Blas J. Muñoz. Hay un recuerdo de domingo por la tarde en mitad de una Cuaresma que siempre regresa. A mitad del camino de la vida -nunca sabemos en qué parte de ese sendero estamos-, el costalero siente sobre sí un momento de luz, de madurez sobrevenida, de comprensión profunda de su trabajo y percibe como todo surge con una naturalidad que no se enseña en ninguna escuela.
Levantá tras levantá, chicotá tras chicotá, el paso se convierte en la nave mística que portará al Hijo de Dios o a su Bendita Madre y el hombre que asió con sus manos el oficio, por primera vez, entiende toda la dimensión del mismo.

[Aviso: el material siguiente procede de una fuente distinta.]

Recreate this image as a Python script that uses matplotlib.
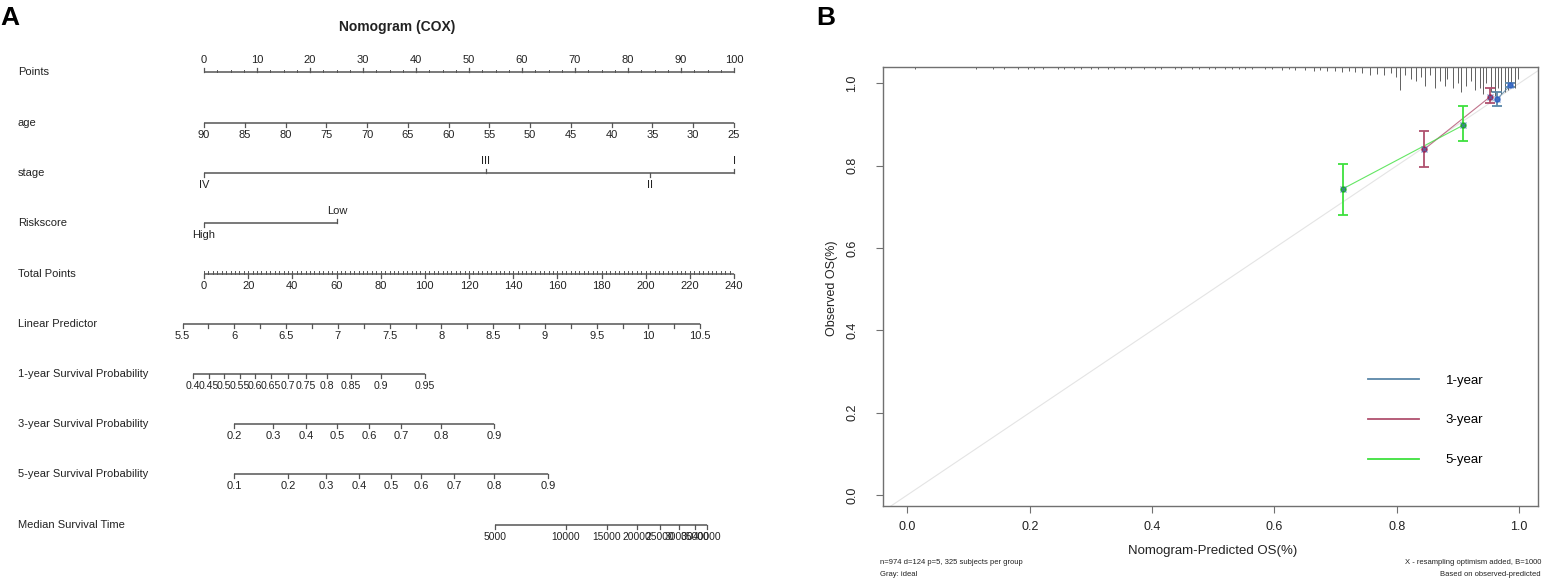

Un universo compartido con veinte, treinta o cuarenta compañeros más. Porque si en esa conjugación del verbo lo que está sintiendo no sería.
El ser del costalero en cada ensayo tiene su connotación metafísica, por más que haya quien se empeñe en negarla. Un modo de entregarse a Dios a través de un sacrificio -menor-, voluntariamente aceptado. Y de ello tenemos la suerte de ser testigos en un presente vibrante de cuadrillas que así lo entienden, lo viven y lo expresan en cada ensayo.
El último ejemplo lo tenemos en la cuadrilla del Corpus de la Estrella que dirige Rafa Giraldo. Un capataz y unos costaleros que trazan, en cada ocasión, las líneas perfectas de la utopía idílica del costalero. La misma que nos llevó hace años a sufrir de mármol a mármol, a buscar la actualización del oficio allá donde estuviera. Y, ahora, en cada levantá, en cada chicotá, en cada orden... todo se va encontrando camino de la utopía soñada.